§ Description of the task
Print out the material that follows word for word.
──────── Available records
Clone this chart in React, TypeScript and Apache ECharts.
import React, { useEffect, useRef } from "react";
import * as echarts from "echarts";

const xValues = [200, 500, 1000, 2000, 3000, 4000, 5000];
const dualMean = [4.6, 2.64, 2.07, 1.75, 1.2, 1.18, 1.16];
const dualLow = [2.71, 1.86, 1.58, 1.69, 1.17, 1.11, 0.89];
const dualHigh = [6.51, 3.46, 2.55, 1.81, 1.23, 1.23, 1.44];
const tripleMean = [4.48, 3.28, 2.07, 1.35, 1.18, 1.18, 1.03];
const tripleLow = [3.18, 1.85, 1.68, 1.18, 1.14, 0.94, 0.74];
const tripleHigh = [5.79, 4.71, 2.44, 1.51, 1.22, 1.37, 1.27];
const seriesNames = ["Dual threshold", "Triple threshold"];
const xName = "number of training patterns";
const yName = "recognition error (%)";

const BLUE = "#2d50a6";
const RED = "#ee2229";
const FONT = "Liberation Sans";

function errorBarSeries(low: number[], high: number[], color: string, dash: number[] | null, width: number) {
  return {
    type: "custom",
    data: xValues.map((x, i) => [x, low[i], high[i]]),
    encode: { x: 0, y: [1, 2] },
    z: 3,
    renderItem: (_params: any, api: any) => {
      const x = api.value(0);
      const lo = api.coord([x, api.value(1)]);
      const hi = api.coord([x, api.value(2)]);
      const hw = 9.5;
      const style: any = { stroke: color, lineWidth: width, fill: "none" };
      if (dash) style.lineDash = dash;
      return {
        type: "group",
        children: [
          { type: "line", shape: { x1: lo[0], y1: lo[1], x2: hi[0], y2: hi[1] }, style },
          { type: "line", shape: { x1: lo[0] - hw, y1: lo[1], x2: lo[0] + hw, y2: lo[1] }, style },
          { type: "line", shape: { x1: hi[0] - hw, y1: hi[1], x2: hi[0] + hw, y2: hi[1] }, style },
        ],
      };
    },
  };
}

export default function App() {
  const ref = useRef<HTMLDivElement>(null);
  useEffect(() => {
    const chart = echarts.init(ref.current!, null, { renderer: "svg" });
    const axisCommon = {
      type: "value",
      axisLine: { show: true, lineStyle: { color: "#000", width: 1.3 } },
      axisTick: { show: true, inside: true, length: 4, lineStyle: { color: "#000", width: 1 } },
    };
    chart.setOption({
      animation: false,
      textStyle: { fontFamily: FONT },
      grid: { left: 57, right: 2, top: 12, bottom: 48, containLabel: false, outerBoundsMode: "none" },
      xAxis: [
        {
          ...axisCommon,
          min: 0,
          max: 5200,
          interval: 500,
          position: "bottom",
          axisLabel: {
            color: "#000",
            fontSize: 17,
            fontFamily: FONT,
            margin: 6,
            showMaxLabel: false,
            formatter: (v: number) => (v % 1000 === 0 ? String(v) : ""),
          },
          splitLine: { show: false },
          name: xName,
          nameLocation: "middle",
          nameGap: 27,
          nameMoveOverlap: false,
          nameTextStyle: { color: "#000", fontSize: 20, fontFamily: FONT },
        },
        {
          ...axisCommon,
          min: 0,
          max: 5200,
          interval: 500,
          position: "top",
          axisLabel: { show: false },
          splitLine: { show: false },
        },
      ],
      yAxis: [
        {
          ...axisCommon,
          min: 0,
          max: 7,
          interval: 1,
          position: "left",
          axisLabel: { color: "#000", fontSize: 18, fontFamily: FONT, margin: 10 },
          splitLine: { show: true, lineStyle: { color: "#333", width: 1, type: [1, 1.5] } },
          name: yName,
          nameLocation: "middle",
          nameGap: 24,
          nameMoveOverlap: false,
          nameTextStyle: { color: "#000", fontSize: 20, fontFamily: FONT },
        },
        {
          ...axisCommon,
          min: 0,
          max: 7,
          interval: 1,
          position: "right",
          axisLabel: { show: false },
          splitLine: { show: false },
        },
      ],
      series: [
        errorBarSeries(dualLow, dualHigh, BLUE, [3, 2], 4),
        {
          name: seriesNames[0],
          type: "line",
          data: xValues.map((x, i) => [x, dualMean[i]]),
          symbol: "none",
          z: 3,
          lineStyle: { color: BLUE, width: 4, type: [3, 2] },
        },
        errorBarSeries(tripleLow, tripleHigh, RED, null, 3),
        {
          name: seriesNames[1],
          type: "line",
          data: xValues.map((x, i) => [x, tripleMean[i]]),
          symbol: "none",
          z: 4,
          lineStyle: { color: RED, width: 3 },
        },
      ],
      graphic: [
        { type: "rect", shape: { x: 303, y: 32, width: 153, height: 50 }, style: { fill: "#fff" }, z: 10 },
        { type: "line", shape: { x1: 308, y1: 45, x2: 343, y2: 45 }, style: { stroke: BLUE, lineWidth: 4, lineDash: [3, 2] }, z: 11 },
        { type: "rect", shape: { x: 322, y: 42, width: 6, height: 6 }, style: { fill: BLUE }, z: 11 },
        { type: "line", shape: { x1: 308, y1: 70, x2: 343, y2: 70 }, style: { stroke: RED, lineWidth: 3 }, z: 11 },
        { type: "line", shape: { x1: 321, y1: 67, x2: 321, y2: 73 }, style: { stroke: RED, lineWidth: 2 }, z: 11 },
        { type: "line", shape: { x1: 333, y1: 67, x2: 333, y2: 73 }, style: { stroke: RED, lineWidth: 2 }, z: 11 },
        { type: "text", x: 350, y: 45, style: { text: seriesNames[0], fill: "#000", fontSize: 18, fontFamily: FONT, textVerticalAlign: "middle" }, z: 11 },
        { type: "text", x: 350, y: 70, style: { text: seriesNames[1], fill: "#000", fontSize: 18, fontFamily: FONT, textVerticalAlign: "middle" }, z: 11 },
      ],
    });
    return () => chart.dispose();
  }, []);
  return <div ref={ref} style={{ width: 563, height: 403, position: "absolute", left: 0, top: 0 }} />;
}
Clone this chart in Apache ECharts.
────────────────
§ The output
Clone this chart in React, TypeScript and Apache ECharts.
import React, { useEffect, useRef } from "react";
import * as echarts from "echarts";

const xValues = [200, 500, 1000, 2000, 3000, 4000, 5000];
const dualMean = [4.6, 2.64, 2.07, 1.75, 1.2, 1.18, 1.16];
const dualLow = [2.71, 1.86, 1.58, 1.69, 1.17, 1.11, 0.89];
const dualHigh = [6.51, 3.46, 2.55, 1.81, 1.23, 1.23, 1.44];
const tripleMean = [4.48, 3.28, 2.07, 1.35, 1.18, 1.18, 1.03];
const tripleLow = [3.18, 1.85, 1.68, 1.18, 1.14, 0.94, 0.74];
const tripleHigh = [5.79, 4.71, 2.44, 1.51, 1.22, 1.37, 1.27];
const seriesNames = ["Dual threshold", "Triple threshold"];
const xName = "number of training patterns";
const yName = "recognition error (%)";

const BLUE = "#2d50a6";
const RED = "#ee2229";
const FONT = "Liberation Sans";

function errorBarSeries(low: number[], high: number[], color: string, dash: number[] | null, width: number) {
  return {
    type: "custom",
    data: xValues.map((x, i) => [x, low[i], high[i]]),
    encode: { x: 0, y: [1, 2] },
    z: 3,
    renderItem: (_params: any, api: any) => {
      const x = api.value(0);
      const lo = api.coord([x, api.value(1)]);
      const hi = api.coord([x, api.value(2)]);
      const hw = 9.5;
      const style: any = { stroke: color, lineWidth: width, fill: "none" };
      if (dash) style.lineDash = dash;
      return {
        type: "group",
        children: [
          { type: "line", shape: { x1: lo[0], y1: lo[1], x2: hi[0], y2: hi[1] }, style },
          { type: "line", shape: { x1: lo[0] - hw, y1: lo[1], x2: lo[0] + hw, y2: lo[1] }, style },
          { type: "line", shape: { x1: hi[0] - hw, y1: hi[1], x2: hi[0] + hw, y2: hi[1] }, style },
        ],
      };
    },
  };
}

export default function App() {
  const ref = useRef<HTMLDivElement>(null);
  useEffect(() => {
    const chart = echarts.init(ref.current!, null, { renderer: "svg" });
    const axisCommon = {
      type: "value",
      axisLine: { show: true, lineStyle: { color: "#000", width: 1.3 } },
      axisTick: { show: true, inside: true, length: 4, lineStyle: { color: "#000", width: 1 } },
    };
    chart.setOption({
      animation: false,
      textStyle: { fontFamily: FONT },
      grid: { left: 57, right: 2, top: 12, bottom: 48, containLabel: false, outerBoundsMode: "none" },
      xAxis: [
        {
          ...axisCommon,
          min: 0,
          max: 5200,
          interval: 500,
          position: "bottom",
          axisLabel: {
            color: "#000",
            fontSize: 17,
            fontFamily: FONT,
            margin: 6,
            showMaxLabel: false,
            formatter: (v: number) => (v % 1000 === 0 ? String(v) : ""),
          },
          splitLine: { show: false },
          name: xName,
          nameLocation: "middle",
          nameGap: 27,
          nameMoveOverlap: false,
          nameTextStyle: { color: "#000", fontSize: 20, fontFamily: FONT },
        },
        {
          ...axisCommon,
          min: 0,
          max: 5200,
          interval: 500,
          position: "top",
          axisLabel: { show: false },
          splitLine: { show: false },
        },
      ],
      yAxis: [
        {
          ...axisCommon,
          min: 0,
          max: 7,
          interval: 1,
          position: "left",
          axisLabel: { color: "#000", fontSize: 18, fontFamily: FONT, margin: 10 },
          splitLine: { show: true, lineStyle: { color: "#333", width: 1, type: [1, 1.5] } },
          name: yName,
          nameLocation: "middle",
          nameGap: 24,
          nameMoveOverlap: false,
          nameTextStyle: { color: "#000", fontSize: 20, fontFamily: FONT },
        },
        {
          ...axisCommon,
          min: 0,
          max: 7,
          interval: 1,
          position: "right",
          axisLabel: { show: false },
          splitLine: { show: false },
        },
      ],
      series: [
        errorBarSeries(dualLow, dualHigh, BLUE, [3, 2], 4),
        {
          name: seriesNames[0],
          type: "line",
          data: xValues.map((x, i) => [x, dualMean[i]]),
          symbol: "none",
          z: 3,
          lineStyle: { color: BLUE, width: 4, type: [3, 2] },
        },
        errorBarSeries(tripleLow, tripleHigh, RED, null, 3),
        {
          name: seriesNames[1],
          type: "line",
          data: xValues.map((x, i) => [x, tripleMean[i]]),
          symbol: "none",
          z: 4,
          lineStyle: { color: RED, width: 3 },
        },
      ],
      graphic: [
        { type: "rect", shape: { x: 303, y: 32, width: 153, height: 50 }, style: { fill: "#fff" }, z: 10 },
        { type: "line", shape: { x1: 308, y1: 45, x2: 343, y2: 45 }, style: { stroke: BLUE, lineWidth: 4, lineDash: [3, 2] }, z: 11 },
        { type: "rect", shape: { x: 322, y: 42, width: 6, height: 6 }, style: { fill: BLUE }, z: 11 },
        { type: "line", shape: { x1: 308, y1: 70, x2: 343, y2: 70 }, style: { stroke: RED, lineWidth: 3 }, z: 11 },
        { type: "line", shape: { x1: 321, y1: 67, x2: 321, y2: 73 }, style: { stroke: RED, lineWidth: 2 }, z: 11 },
        { type: "line", shape: { x1: 333, y1: 67, x2: 333, y2: 73 }, style: { stroke: RED, lineWidth: 2 }, z: 11 },
        { type: "text", x: 350, y: 45, style: { text: seriesNames[0], fill: "#000", fontSize: 18, fontFamily: FONT, textVerticalAlign: "middle" }, z: 11 },
        { type: "text", x: 350, y: 70, style: { text: seriesNames[1], fill: "#000", fontSize: 18, fontFamily: FONT, textVerticalAlign: "middle" }, z: 11 },
      ],
    });
    return () => chart.dispose();
  }, []);
  return <div ref={ref} style={{ width: 563, height: 403, position: "absolute", left: 0, top: 0 }} />;
}
Clone this chart in Apache ECharts.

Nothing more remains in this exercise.